Task instructions: Leave out the pictures; transcribe all else exactly.

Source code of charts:
[Start]

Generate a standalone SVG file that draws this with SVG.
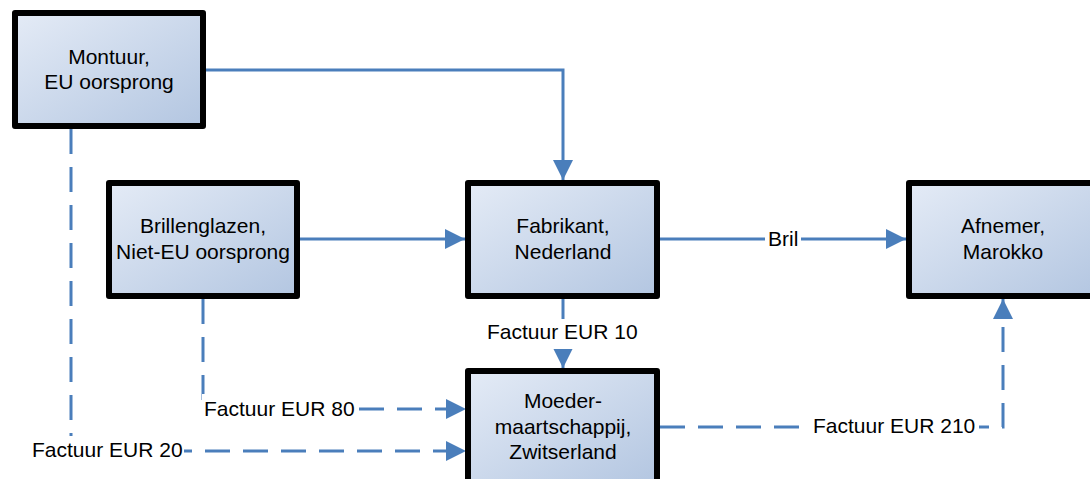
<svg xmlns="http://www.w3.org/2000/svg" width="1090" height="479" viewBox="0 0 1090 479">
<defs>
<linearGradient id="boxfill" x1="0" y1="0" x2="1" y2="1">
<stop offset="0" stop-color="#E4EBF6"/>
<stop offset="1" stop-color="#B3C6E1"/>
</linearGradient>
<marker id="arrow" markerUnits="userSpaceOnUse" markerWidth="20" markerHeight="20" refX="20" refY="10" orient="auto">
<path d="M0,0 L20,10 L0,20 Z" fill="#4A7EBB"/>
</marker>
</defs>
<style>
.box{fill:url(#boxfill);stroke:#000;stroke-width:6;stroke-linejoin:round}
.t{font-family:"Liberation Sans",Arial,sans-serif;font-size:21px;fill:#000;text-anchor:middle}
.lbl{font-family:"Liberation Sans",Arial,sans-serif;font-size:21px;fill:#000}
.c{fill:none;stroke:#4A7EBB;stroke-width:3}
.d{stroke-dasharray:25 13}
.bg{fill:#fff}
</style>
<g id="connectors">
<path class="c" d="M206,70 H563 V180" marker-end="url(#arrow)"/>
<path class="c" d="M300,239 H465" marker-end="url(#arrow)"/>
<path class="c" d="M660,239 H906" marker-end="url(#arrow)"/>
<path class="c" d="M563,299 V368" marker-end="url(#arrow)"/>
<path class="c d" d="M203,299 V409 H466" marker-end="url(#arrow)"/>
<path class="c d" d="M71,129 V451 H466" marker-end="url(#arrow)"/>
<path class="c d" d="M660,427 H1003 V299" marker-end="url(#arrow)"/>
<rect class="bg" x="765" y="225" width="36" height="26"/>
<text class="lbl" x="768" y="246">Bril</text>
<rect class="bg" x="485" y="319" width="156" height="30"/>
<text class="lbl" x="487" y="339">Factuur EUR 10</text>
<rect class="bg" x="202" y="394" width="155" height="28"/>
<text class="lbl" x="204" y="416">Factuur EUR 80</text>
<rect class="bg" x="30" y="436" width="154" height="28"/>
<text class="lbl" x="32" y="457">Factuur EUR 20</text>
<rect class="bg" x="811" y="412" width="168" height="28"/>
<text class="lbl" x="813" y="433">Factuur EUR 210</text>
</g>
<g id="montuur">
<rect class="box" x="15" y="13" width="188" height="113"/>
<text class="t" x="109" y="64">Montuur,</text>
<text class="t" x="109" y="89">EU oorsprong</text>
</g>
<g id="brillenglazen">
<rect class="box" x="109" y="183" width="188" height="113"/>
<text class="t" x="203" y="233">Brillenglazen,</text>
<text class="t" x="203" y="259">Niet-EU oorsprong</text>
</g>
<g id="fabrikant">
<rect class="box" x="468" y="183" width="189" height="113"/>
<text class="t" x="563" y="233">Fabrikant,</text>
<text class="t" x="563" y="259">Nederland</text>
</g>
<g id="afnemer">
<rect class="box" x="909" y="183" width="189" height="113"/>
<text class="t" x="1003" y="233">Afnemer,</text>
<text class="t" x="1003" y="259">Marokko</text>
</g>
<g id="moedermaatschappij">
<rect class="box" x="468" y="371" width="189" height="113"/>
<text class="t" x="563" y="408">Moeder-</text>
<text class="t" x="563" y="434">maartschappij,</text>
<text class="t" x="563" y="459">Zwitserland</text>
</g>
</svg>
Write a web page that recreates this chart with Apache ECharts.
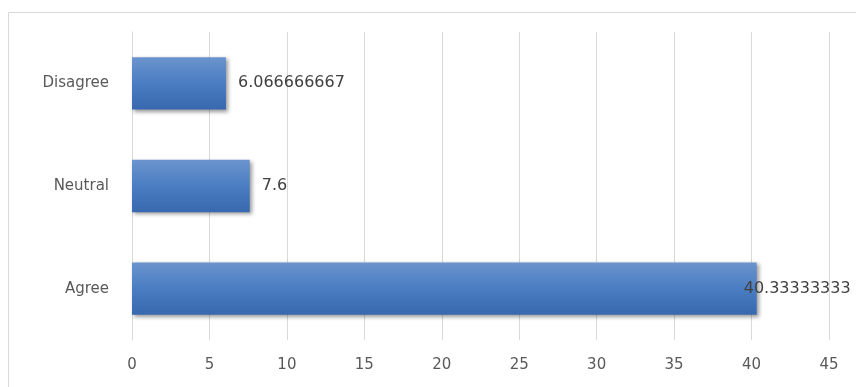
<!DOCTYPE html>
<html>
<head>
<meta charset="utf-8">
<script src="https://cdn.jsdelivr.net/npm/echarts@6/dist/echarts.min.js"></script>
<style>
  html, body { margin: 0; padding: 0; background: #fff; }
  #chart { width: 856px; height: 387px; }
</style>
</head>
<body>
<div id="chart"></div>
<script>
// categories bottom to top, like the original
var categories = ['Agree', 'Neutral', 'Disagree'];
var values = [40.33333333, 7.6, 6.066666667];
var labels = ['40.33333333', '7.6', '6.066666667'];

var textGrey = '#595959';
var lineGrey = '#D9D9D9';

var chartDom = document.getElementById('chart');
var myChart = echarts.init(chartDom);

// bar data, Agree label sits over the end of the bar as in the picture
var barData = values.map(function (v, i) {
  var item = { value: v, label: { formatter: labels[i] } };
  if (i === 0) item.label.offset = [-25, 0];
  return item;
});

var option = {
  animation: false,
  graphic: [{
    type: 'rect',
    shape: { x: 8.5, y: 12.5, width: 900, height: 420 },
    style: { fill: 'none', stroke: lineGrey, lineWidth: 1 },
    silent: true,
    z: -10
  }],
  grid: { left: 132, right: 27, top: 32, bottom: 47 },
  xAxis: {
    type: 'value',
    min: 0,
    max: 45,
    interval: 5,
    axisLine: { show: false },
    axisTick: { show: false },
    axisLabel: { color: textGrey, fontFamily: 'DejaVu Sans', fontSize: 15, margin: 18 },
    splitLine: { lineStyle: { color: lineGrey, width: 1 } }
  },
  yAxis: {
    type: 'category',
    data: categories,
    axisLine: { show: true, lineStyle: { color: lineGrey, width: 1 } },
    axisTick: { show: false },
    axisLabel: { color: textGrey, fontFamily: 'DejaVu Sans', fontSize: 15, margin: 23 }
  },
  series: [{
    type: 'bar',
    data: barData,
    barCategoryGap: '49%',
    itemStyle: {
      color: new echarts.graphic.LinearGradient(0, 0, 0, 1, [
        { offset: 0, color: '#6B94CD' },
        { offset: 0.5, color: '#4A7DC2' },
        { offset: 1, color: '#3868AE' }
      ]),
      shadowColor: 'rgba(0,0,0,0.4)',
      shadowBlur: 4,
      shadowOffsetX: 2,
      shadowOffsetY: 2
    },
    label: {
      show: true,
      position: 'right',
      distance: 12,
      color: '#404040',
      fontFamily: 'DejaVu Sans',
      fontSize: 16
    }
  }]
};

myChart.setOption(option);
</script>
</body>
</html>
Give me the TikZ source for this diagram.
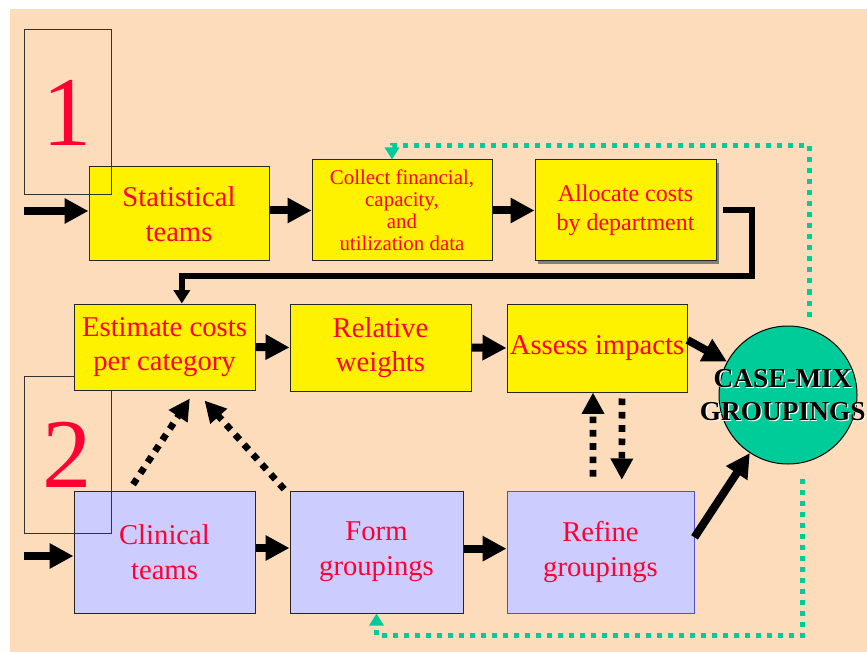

[End]

Worked answer:
Generate a standalone SVG file that draws this with SVG.
<svg xmlns="http://www.w3.org/2000/svg" width="1090" height="479" viewBox="0 0 1090 479">
<defs>
<linearGradient id="boxfill" x1="0" y1="0" x2="1" y2="1">
<stop offset="0" stop-color="#E4EBF6"/>
<stop offset="1" stop-color="#B3C6E1"/>
</linearGradient>
<marker id="arrow" markerUnits="userSpaceOnUse" markerWidth="20" markerHeight="20" refX="20" refY="10" orient="auto">
<path d="M0,0 L20,10 L0,20 Z" fill="#4A7EBB"/>
</marker>
</defs>
<style>
.box{fill:url(#boxfill);stroke:#000;stroke-width:6;stroke-linejoin:round}
.t{font-family:"Liberation Sans",Arial,sans-serif;font-size:21px;fill:#000;text-anchor:middle}
.lbl{font-family:"Liberation Sans",Arial,sans-serif;font-size:21px;fill:#000}
.c{fill:none;stroke:#4A7EBB;stroke-width:3}
.d{stroke-dasharray:25 13}
.bg{fill:#fff}
</style>
<g id="connectors">
<path class="c" d="M206,70 H563 V180" marker-end="url(#arrow)"/>
<path class="c" d="M300,239 H465" marker-end="url(#arrow)"/>
<path class="c" d="M660,239 H906" marker-end="url(#arrow)"/>
<path class="c" d="M563,299 V368" marker-end="url(#arrow)"/>
<path class="c d" d="M203,299 V409 H466" marker-end="url(#arrow)"/>
<path class="c d" d="M71,129 V451 H466" marker-end="url(#arrow)"/>
<path class="c d" d="M660,427 H1003 V299" marker-end="url(#arrow)"/>
<rect class="bg" x="765" y="225" width="36" height="26"/>
<text class="lbl" x="768" y="246">Bril</text>
<rect class="bg" x="485" y="319" width="156" height="30"/>
<text class="lbl" x="487" y="339">Factuur EUR 10</text>
<rect class="bg" x="202" y="394" width="155" height="28"/>
<text class="lbl" x="204" y="416">Factuur EUR 80</text>
<rect class="bg" x="30" y="436" width="154" height="28"/>
<text class="lbl" x="32" y="457">Factuur EUR 20</text>
<rect class="bg" x="811" y="412" width="168" height="28"/>
<text class="lbl" x="813" y="433">Factuur EUR 210</text>
</g>
<g id="montuur">
<rect class="box" x="15" y="13" width="188" height="113"/>
<text class="t" x="109" y="64">Montuur,</text>
<text class="t" x="109" y="89">EU oorsprong</text>
</g>
<g id="brillenglazen">
<rect class="box" x="109" y="183" width="188" height="113"/>
<text class="t" x="203" y="233">Brillenglazen,</text>
<text class="t" x="203" y="259">Niet-EU oorsprong</text>
</g>
<g id="fabrikant">
<rect class="box" x="468" y="183" width="189" height="113"/>
<text class="t" x="563" y="233">Fabrikant,</text>
<text class="t" x="563" y="259">Nederland</text>
</g>
<g id="afnemer">
<rect class="box" x="909" y="183" width="189" height="113"/>
<text class="t" x="1003" y="233">Afnemer,</text>
<text class="t" x="1003" y="259">Marokko</text>
</g>
<g id="moedermaatschappij">
<rect class="box" x="468" y="371" width="189" height="113"/>
<text class="t" x="563" y="408">Moeder-</text>
<text class="t" x="563" y="434">maartschappij,</text>
<text class="t" x="563" y="459">Zwitserland</text>
</g>
</svg>
Write a web page that recreates this chart with Apache ECharts.
<!DOCTYPE html>
<html>
<head>
<meta charset="utf-8">
<script src="https://cdn.jsdelivr.net/npm/echarts@6/dist/echarts.min.js"></script>
<style>
  html, body { margin: 0; padding: 0; background: #fff; }
  #chart { width: 856px; height: 387px; }
</style>
</head>
<body>
<div id="chart"></div>
<script>
// categories bottom to top, like the original
var categories = ['Agree', 'Neutral', 'Disagree'];
var values = [40.33333333, 7.6, 6.066666667];
var labels = ['40.33333333', '7.6', '6.066666667'];

var textGrey = '#595959';
var lineGrey = '#D9D9D9';

var chartDom = document.getElementById('chart');
var myChart = echarts.init(chartDom);

// bar data, Agree label sits over the end of the bar as in the picture
var barData = values.map(function (v, i) {
  var item = { value: v, label: { formatter: labels[i] } };
  if (i === 0) item.label.offset = [-25, 0];
  return item;
});

var option = {
  animation: false,
  graphic: [{
    type: 'rect',
    shape: { x: 8.5, y: 12.5, width: 900, height: 420 },
    style: { fill: 'none', stroke: lineGrey, lineWidth: 1 },
    silent: true,
    z: -10
  }],
  grid: { left: 132, right: 27, top: 32, bottom: 47 },
  xAxis: {
    type: 'value',
    min: 0,
    max: 45,
    interval: 5,
    axisLine: { show: false },
    axisTick: { show: false },
    axisLabel: { color: textGrey, fontFamily: 'DejaVu Sans', fontSize: 15, margin: 18 },
    splitLine: { lineStyle: { color: lineGrey, width: 1 } }
  },
  yAxis: {
    type: 'category',
    data: categories,
    axisLine: { show: true, lineStyle: { color: lineGrey, width: 1 } },
    axisTick: { show: false },
    axisLabel: { color: textGrey, fontFamily: 'DejaVu Sans', fontSize: 15, margin: 23 }
  },
  series: [{
    type: 'bar',
    data: barData,
    barCategoryGap: '49%',
    itemStyle: {
      color: new echarts.graphic.LinearGradient(0, 0, 0, 1, [
        { offset: 0, color: '#6B94CD' },
        { offset: 0.5, color: '#4A7DC2' },
        { offset: 1, color: '#3868AE' }
      ]),
      shadowColor: 'rgba(0,0,0,0.4)',
      shadowBlur: 4,
      shadowOffsetX: 2,
      shadowOffsetY: 2
    },
    label: {
      show: true,
      position: 'right',
      distance: 12,
      color: '#404040',
      fontFamily: 'DejaVu Sans',
      fontSize: 16
    }
  }]
};

myChart.setOption(option);
</script>
</body>
</html>
Give me the TikZ source for this diagram.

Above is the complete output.